Generations traveled, taking twists and turns, detours.
You’d think the worst was years of slavery in Egypt.
Moses had led them to freedom.
They’d grumbled, complained and rebelled.
Even so, the people now stand at the foot of Mt. Sinai.
Desert dirt washed off, dressed in white.
Moses and Aaron only had met God at the top.
At the foot they’ve told the people that God has chosen them to be his people.
The Israelites shall now know how to live God’s way – that of loving as they’ve been loved.
The language is powerful. God states, “You shall.” Not, ‘You will.”
God knows human frailty.
God speaks directly to behavior that destroys the community.
The traveler recites Verses 12-17 in her Bible.
And then reads the paraphrase:
“We shall honor our parents and the parents of our faith, Abraham and Sarah.
The most vulnerable shall receive needed care.
We shall not take another person’s life.
We shall maintain faithful relationships.
We shall not take what is not ours.
We shall not abuse power
We shall not spread lies about others
And we shall not long for the things that belong to others. Honor God in all you think, say and do.”
These commands ordered my journey from a chaotic, unsafe childhood to a Methodist Church, my husband and a good marriage, to seminary and ultimately ordained ministry.
Even so during times of turmoil and confusion and suffering I return to the desert. I want to go back to “easier, less complicated times.”
Then I remember. I have never been alone. My husband and others of the beloved community have carried me through parched, hungry days and sleepless nights.
May my journey honor God as I continue to serve. Amen.
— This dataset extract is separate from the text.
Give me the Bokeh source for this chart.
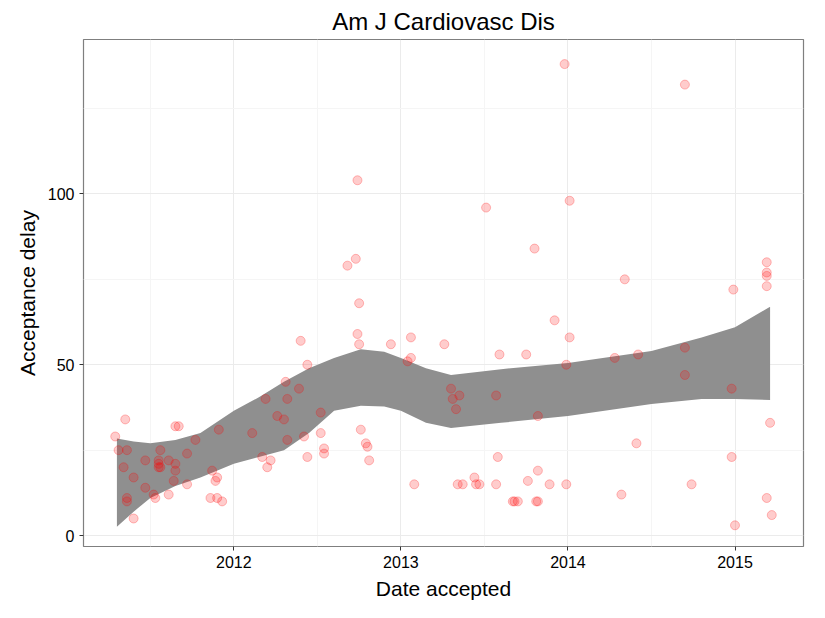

The traveler echoed, “Amen.”
Prayer: O Holy God, I am grateful that you continue to reach out to me when I am lost. I thank you for your beloved community and your commandments which order our days. Thank you for those who held me up when I felt lost. I pray for your world, for the homeless and refugees those lost for reasons I may not know. In everything I say or do, may I honor you. In and Through Your Love. Amen.
- Have you ever wanted to just leave home?
- When have you been in the desert? How did you move through?
- Why does the writer connect Vs.20:12 with Abraham and Sarah?
- In the paraphrase the writer used “We” rather than “You”. Do you agree with that change? Why or Why not?
- What do you think the traveler did next?